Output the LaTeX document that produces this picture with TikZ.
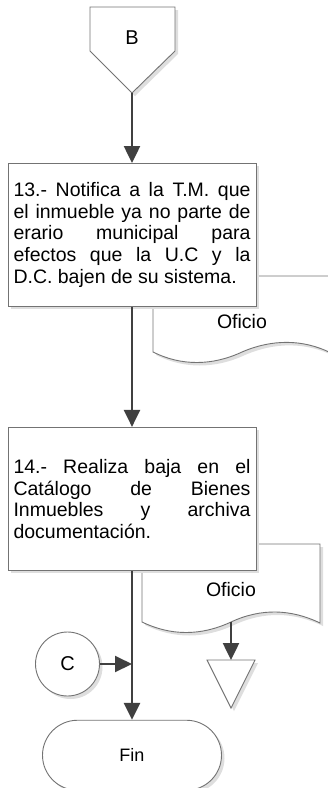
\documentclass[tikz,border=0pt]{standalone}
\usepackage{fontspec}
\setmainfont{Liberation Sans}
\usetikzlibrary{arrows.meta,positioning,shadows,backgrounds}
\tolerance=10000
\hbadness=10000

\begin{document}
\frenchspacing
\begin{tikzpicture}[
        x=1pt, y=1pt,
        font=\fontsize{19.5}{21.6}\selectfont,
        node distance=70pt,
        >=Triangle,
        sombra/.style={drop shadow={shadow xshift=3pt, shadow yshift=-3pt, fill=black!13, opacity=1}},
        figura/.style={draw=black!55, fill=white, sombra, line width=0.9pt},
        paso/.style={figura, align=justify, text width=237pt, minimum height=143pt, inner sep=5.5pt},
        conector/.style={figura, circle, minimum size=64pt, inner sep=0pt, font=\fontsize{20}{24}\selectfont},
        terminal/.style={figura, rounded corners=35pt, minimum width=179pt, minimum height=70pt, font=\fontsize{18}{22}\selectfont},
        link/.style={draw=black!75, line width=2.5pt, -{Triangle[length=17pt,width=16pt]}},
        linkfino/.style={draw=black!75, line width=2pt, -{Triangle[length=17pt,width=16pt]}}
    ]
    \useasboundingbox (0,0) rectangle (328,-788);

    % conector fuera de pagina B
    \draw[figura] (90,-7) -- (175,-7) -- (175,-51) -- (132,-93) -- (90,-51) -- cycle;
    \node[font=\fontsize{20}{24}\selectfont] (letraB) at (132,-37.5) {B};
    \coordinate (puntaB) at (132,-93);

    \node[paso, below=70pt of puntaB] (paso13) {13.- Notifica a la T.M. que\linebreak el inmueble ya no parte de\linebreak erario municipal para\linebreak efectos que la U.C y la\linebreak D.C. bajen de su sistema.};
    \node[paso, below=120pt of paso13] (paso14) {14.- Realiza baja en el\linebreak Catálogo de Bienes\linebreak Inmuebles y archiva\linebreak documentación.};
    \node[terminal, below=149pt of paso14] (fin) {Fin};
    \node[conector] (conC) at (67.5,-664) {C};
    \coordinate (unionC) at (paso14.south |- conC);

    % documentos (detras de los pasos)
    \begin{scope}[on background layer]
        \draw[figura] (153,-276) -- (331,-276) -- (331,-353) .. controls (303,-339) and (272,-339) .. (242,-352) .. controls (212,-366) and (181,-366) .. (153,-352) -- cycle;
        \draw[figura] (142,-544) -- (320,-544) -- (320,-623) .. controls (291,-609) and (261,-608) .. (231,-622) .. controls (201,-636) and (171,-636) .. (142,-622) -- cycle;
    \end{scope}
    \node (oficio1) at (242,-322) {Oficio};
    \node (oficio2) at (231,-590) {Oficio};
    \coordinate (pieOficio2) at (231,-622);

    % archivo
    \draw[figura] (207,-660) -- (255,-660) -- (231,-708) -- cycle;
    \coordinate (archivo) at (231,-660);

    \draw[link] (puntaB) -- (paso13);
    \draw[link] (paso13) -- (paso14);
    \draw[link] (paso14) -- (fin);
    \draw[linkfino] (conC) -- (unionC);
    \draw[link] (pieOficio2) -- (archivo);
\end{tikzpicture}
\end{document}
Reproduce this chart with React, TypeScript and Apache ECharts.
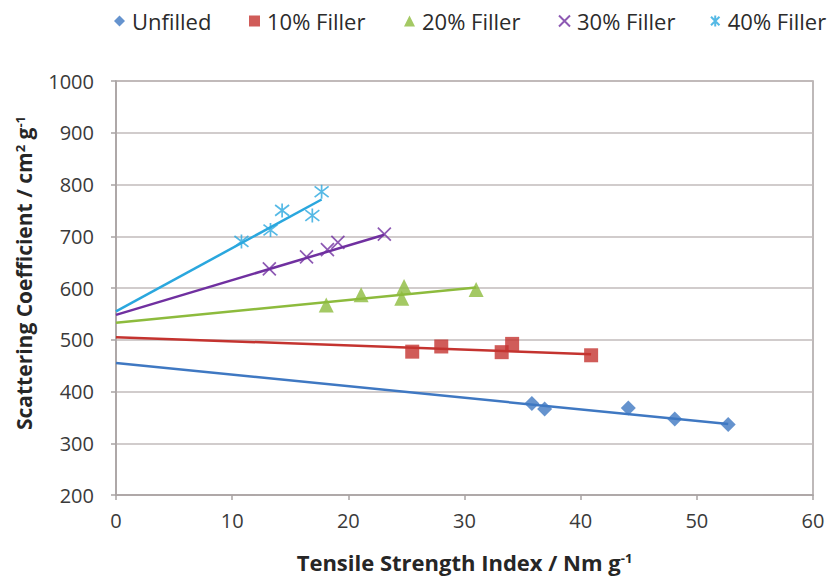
=====
TO DO. Copy each line above precisely, dropping the pictures.

FINAL RESULT.
Output the LaTeX document that produces this picture with TikZ.
\documentclass[tikz,border=0pt]{standalone}
\usepackage{fontspec}
\setmainfont{Liberation Sans}
\usetikzlibrary{arrows.meta,positioning,shadows,backgrounds}
\tolerance=10000
\hbadness=10000

\begin{document}
\frenchspacing
\begin{tikzpicture}[
        x=1pt, y=1pt,
        font=\fontsize{19.5}{21.6}\selectfont,
        node distance=70pt,
        >=Triangle,
        sombra/.style={drop shadow={shadow xshift=3pt, shadow yshift=-3pt, fill=black!13, opacity=1}},
        figura/.style={draw=black!55, fill=white, sombra, line width=0.9pt},
        paso/.style={figura, align=justify, text width=237pt, minimum height=143pt, inner sep=5.5pt},
        conector/.style={figura, circle, minimum size=64pt, inner sep=0pt, font=\fontsize{20}{24}\selectfont},
        terminal/.style={figura, rounded corners=35pt, minimum width=179pt, minimum height=70pt, font=\fontsize{18}{22}\selectfont},
        link/.style={draw=black!75, line width=2.5pt, -{Triangle[length=17pt,width=16pt]}},
        linkfino/.style={draw=black!75, line width=2pt, -{Triangle[length=17pt,width=16pt]}}
    ]
    \useasboundingbox (0,0) rectangle (328,-788);

    % conector fuera de pagina B
    \draw[figura] (90,-7) -- (175,-7) -- (175,-51) -- (132,-93) -- (90,-51) -- cycle;
    \node[font=\fontsize{20}{24}\selectfont] (letraB) at (132,-37.5) {B};
    \coordinate (puntaB) at (132,-93);

    \node[paso, below=70pt of puntaB] (paso13) {13.- Notifica a la T.M. que\linebreak el inmueble ya no parte de\linebreak erario municipal para\linebreak efectos que la U.C y la\linebreak D.C. bajen de su sistema.};
    \node[paso, below=120pt of paso13] (paso14) {14.- Realiza baja en el\linebreak Catálogo de Bienes\linebreak Inmuebles y archiva\linebreak documentación.};
    \node[terminal, below=149pt of paso14] (fin) {Fin};
    \node[conector] (conC) at (67.5,-664) {C};
    \coordinate (unionC) at (paso14.south |- conC);

    % documentos (detras de los pasos)
    \begin{scope}[on background layer]
        \draw[figura] (153,-276) -- (331,-276) -- (331,-353) .. controls (303,-339) and (272,-339) .. (242,-352) .. controls (212,-366) and (181,-366) .. (153,-352) -- cycle;
        \draw[figura] (142,-544) -- (320,-544) -- (320,-623) .. controls (291,-609) and (261,-608) .. (231,-622) .. controls (201,-636) and (171,-636) .. (142,-622) -- cycle;
    \end{scope}
    \node (oficio1) at (242,-322) {Oficio};
    \node (oficio2) at (231,-590) {Oficio};
    \coordinate (pieOficio2) at (231,-622);

    % archivo
    \draw[figura] (207,-660) -- (255,-660) -- (231,-708) -- cycle;
    \coordinate (archivo) at (231,-660);

    \draw[link] (puntaB) -- (paso13);
    \draw[link] (paso13) -- (paso14);
    \draw[link] (paso14) -- (fin);
    \draw[linkfino] (conC) -- (unionC);
    \draw[link] (pieOficio2) -- (archivo);
\end{tikzpicture}
\end{document}
Reproduce this chart with React, TypeScript and Apache ECharts.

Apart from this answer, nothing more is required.